GIVEN DATA:
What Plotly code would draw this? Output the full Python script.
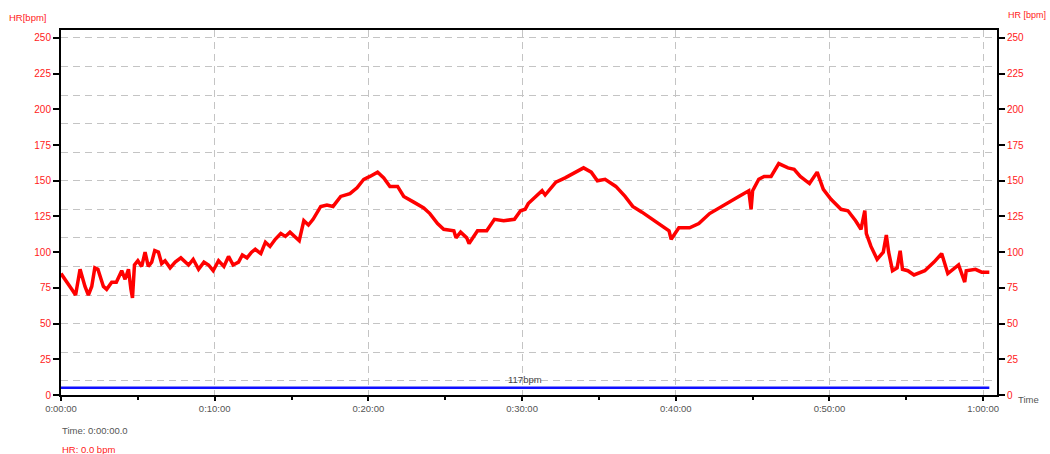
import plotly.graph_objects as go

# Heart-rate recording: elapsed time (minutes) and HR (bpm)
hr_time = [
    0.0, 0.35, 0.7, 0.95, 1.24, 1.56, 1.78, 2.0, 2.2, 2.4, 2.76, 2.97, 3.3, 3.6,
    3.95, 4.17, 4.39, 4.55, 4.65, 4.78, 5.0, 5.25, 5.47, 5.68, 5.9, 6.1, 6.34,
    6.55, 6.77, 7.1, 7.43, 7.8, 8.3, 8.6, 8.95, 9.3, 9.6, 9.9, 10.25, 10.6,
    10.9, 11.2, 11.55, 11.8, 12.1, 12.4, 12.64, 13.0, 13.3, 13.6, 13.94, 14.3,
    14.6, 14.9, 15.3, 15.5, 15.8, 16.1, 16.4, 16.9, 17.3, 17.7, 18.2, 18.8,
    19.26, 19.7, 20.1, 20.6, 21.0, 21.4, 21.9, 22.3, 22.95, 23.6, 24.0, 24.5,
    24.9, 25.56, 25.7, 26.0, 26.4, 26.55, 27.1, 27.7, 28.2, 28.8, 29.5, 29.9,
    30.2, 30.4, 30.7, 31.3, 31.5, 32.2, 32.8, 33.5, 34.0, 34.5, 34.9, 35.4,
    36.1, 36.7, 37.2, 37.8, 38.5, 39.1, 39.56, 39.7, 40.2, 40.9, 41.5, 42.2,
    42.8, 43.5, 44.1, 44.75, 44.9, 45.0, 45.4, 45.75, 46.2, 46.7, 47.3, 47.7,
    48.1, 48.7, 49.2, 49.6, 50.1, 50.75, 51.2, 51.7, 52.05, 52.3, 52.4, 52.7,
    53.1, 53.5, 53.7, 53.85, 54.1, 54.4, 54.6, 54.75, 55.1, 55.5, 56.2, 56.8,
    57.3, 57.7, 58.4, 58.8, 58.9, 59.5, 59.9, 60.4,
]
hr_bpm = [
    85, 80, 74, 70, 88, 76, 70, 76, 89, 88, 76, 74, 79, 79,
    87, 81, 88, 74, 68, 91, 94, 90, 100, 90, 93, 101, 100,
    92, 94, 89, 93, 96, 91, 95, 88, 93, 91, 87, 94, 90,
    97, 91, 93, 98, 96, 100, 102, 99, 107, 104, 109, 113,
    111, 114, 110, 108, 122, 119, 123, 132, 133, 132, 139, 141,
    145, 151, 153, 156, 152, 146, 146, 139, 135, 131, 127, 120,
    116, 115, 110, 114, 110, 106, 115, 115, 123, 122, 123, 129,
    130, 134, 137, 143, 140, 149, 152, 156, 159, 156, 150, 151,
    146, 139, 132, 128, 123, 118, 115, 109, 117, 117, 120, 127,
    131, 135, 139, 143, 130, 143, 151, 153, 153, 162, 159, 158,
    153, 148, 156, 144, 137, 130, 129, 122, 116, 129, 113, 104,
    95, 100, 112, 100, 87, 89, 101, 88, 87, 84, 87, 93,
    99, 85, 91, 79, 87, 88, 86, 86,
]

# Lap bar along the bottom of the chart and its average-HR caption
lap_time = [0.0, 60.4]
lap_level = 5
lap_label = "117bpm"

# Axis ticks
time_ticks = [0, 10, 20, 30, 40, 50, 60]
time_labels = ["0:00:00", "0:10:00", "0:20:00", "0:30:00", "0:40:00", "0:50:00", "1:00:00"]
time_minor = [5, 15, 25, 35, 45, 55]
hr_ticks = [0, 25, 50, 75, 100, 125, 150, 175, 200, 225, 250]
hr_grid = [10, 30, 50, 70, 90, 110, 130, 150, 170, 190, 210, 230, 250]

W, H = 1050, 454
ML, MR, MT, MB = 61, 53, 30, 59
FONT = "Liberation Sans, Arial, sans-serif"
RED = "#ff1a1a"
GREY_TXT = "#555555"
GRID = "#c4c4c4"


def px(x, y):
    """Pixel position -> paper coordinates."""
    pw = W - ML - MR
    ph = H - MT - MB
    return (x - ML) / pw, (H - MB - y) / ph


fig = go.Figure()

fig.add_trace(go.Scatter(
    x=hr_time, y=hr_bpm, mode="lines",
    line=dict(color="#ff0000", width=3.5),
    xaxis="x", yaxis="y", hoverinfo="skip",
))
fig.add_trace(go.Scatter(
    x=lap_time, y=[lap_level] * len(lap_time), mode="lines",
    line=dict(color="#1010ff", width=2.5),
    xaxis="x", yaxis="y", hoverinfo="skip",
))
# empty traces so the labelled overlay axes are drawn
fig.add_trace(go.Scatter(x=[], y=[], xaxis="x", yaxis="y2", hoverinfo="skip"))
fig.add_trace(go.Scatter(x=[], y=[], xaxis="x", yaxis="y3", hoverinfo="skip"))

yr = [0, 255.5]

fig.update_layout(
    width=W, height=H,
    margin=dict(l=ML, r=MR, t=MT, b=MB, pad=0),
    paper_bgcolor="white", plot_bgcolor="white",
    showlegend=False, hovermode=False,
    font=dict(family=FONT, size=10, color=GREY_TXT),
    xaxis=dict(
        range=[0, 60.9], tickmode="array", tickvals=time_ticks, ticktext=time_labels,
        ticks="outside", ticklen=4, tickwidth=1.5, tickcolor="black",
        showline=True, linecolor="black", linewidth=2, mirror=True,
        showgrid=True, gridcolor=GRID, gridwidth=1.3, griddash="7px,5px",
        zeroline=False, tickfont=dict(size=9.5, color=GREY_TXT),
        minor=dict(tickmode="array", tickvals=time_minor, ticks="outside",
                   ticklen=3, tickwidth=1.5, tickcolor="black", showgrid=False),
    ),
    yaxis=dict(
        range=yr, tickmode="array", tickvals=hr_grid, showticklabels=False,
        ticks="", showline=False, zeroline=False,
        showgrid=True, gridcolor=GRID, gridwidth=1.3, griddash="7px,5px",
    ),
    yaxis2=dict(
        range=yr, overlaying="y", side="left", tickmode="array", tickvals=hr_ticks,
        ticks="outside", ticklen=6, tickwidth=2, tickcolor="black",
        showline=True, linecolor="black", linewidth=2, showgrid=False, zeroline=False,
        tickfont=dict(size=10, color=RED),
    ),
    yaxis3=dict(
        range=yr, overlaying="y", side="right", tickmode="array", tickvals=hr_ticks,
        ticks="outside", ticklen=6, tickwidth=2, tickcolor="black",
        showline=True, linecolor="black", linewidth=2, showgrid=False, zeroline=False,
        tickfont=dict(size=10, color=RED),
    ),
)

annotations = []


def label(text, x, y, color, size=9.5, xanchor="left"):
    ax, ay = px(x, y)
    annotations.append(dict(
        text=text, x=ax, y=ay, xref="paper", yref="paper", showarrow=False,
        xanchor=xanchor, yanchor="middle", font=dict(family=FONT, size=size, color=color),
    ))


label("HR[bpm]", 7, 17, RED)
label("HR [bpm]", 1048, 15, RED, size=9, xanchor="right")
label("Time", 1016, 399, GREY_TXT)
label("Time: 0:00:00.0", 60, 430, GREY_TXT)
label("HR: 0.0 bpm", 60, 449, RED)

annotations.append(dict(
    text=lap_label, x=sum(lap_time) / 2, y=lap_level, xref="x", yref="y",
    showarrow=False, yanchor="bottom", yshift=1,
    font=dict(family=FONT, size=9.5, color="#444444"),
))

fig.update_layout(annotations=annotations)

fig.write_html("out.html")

EXERCISE:
Leave every image out, and retype the material exactly.

RESPONSE:
What Plotly code would draw this? Output the full Python script.
import plotly.graph_objects as go

# Heart-rate recording: elapsed time (minutes) and HR (bpm)
hr_time = [
    0.0, 0.35, 0.7, 0.95, 1.24, 1.56, 1.78, 2.0, 2.2, 2.4, 2.76, 2.97, 3.3, 3.6,
    3.95, 4.17, 4.39, 4.55, 4.65, 4.78, 5.0, 5.25, 5.47, 5.68, 5.9, 6.1, 6.34,
    6.55, 6.77, 7.1, 7.43, 7.8, 8.3, 8.6, 8.95, 9.3, 9.6, 9.9, 10.25, 10.6,
    10.9, 11.2, 11.55, 11.8, 12.1, 12.4, 12.64, 13.0, 13.3, 13.6, 13.94, 14.3,
    14.6, 14.9, 15.3, 15.5, 15.8, 16.1, 16.4, 16.9, 17.3, 17.7, 18.2, 18.8,
    19.26, 19.7, 20.1, 20.6, 21.0, 21.4, 21.9, 22.3, 22.95, 23.6, 24.0, 24.5,
    24.9, 25.56, 25.7, 26.0, 26.4, 26.55, 27.1, 27.7, 28.2, 28.8, 29.5, 29.9,
    30.2, 30.4, 30.7, 31.3, 31.5, 32.2, 32.8, 33.5, 34.0, 34.5, 34.9, 35.4,
    36.1, 36.7, 37.2, 37.8, 38.5, 39.1, 39.56, 39.7, 40.2, 40.9, 41.5, 42.2,
    42.8, 43.5, 44.1, 44.75, 44.9, 45.0, 45.4, 45.75, 46.2, 46.7, 47.3, 47.7,
    48.1, 48.7, 49.2, 49.6, 50.1, 50.75, 51.2, 51.7, 52.05, 52.3, 52.4, 52.7,
    53.1, 53.5, 53.7, 53.85, 54.1, 54.4, 54.6, 54.75, 55.1, 55.5, 56.2, 56.8,
    57.3, 57.7, 58.4, 58.8, 58.9, 59.5, 59.9, 60.4,
]
hr_bpm = [
    85, 80, 74, 70, 88, 76, 70, 76, 89, 88, 76, 74, 79, 79,
    87, 81, 88, 74, 68, 91, 94, 90, 100, 90, 93, 101, 100,
    92, 94, 89, 93, 96, 91, 95, 88, 93, 91, 87, 94, 90,
    97, 91, 93, 98, 96, 100, 102, 99, 107, 104, 109, 113,
    111, 114, 110, 108, 122, 119, 123, 132, 133, 132, 139, 141,
    145, 151, 153, 156, 152, 146, 146, 139, 135, 131, 127, 120,
    116, 115, 110, 114, 110, 106, 115, 115, 123, 122, 123, 129,
    130, 134, 137, 143, 140, 149, 152, 156, 159, 156, 150, 151,
    146, 139, 132, 128, 123, 118, 115, 109, 117, 117, 120, 127,
    131, 135, 139, 143, 130, 143, 151, 153, 153, 162, 159, 158,
    153, 148, 156, 144, 137, 130, 129, 122, 116, 129, 113, 104,
    95, 100, 112, 100, 87, 89, 101, 88, 87, 84, 87, 93,
    99, 85, 91, 79, 87, 88, 86, 86,
]

# Lap bar along the bottom of the chart and its average-HR caption
lap_time = [0.0, 60.4]
lap_level = 5
lap_label = "117bpm"

# Axis ticks
time_ticks = [0, 10, 20, 30, 40, 50, 60]
time_labels = ["0:00:00", "0:10:00", "0:20:00", "0:30:00", "0:40:00", "0:50:00", "1:00:00"]
time_minor = [5, 15, 25, 35, 45, 55]
hr_ticks = [0, 25, 50, 75, 100, 125, 150, 175, 200, 225, 250]
hr_grid = [10, 30, 50, 70, 90, 110, 130, 150, 170, 190, 210, 230, 250]

W, H = 1050, 454
ML, MR, MT, MB = 61, 53, 30, 59
FONT = "Liberation Sans, Arial, sans-serif"
RED = "#ff1a1a"
GREY_TXT = "#555555"
GRID = "#c4c4c4"


def px(x, y):
    """Pixel position -> paper coordinates."""
    pw = W - ML - MR
    ph = H - MT - MB
    return (x - ML) / pw, (H - MB - y) / ph


fig = go.Figure()

fig.add_trace(go.Scatter(
    x=hr_time, y=hr_bpm, mode="lines",
    line=dict(color="#ff0000", width=3.5),
    xaxis="x", yaxis="y", hoverinfo="skip",
))
fig.add_trace(go.Scatter(
    x=lap_time, y=[lap_level] * len(lap_time), mode="lines",
    line=dict(color="#1010ff", width=2.5),
    xaxis="x", yaxis="y", hoverinfo="skip",
))
# empty traces so the labelled overlay axes are drawn
fig.add_trace(go.Scatter(x=[], y=[], xaxis="x", yaxis="y2", hoverinfo="skip"))
fig.add_trace(go.Scatter(x=[], y=[], xaxis="x", yaxis="y3", hoverinfo="skip"))

yr = [0, 255.5]

fig.update_layout(
    width=W, height=H,
    margin=dict(l=ML, r=MR, t=MT, b=MB, pad=0),
    paper_bgcolor="white", plot_bgcolor="white",
    showlegend=False, hovermode=False,
    font=dict(family=FONT, size=10, color=GREY_TXT),
    xaxis=dict(
        range=[0, 60.9], tickmode="array", tickvals=time_ticks, ticktext=time_labels,
        ticks="outside", ticklen=4, tickwidth=1.5, tickcolor="black",
        showline=True, linecolor="black", linewidth=2, mirror=True,
        showgrid=True, gridcolor=GRID, gridwidth=1.3, griddash="7px,5px",
        zeroline=False, tickfont=dict(size=9.5, color=GREY_TXT),
        minor=dict(tickmode="array", tickvals=time_minor, ticks="outside",
                   ticklen=3, tickwidth=1.5, tickcolor="black", showgrid=False),
    ),
    yaxis=dict(
        range=yr, tickmode="array", tickvals=hr_grid, showticklabels=False,
        ticks="", showline=False, zeroline=False,
        showgrid=True, gridcolor=GRID, gridwidth=1.3, griddash="7px,5px",
    ),
    yaxis2=dict(
        range=yr, overlaying="y", side="left", tickmode="array", tickvals=hr_ticks,
        ticks="outside", ticklen=6, tickwidth=2, tickcolor="black",
        showline=True, linecolor="black", linewidth=2, showgrid=False, zeroline=False,
        tickfont=dict(size=10, color=RED),
    ),
    yaxis3=dict(
        range=yr, overlaying="y", side="right", tickmode="array", tickvals=hr_ticks,
        ticks="outside", ticklen=6, tickwidth=2, tickcolor="black",
        showline=True, linecolor="black", linewidth=2, showgrid=False, zeroline=False,
        tickfont=dict(size=10, color=RED),
    ),
)

annotations = []


def label(text, x, y, color, size=9.5, xanchor="left"):
    ax, ay = px(x, y)
    annotations.append(dict(
        text=text, x=ax, y=ay, xref="paper", yref="paper", showarrow=False,
        xanchor=xanchor, yanchor="middle", font=dict(family=FONT, size=size, color=color),
    ))


label("HR[bpm]", 7, 17, RED)
label("HR [bpm]", 1048, 15, RED, size=9, xanchor="right")
label("Time", 1016, 399, GREY_TXT)
label("Time: 0:00:00.0", 60, 430, GREY_TXT)
label("HR: 0.0 bpm", 60, 449, RED)

annotations.append(dict(
    text=lap_label, x=sum(lap_time) / 2, y=lap_level, xref="x", yref="y",
    showarrow=False, yanchor="bottom", yshift=1,
    font=dict(family=FONT, size=9.5, color="#444444"),
))

fig.update_layout(annotations=annotations)

fig.write_html("out.html")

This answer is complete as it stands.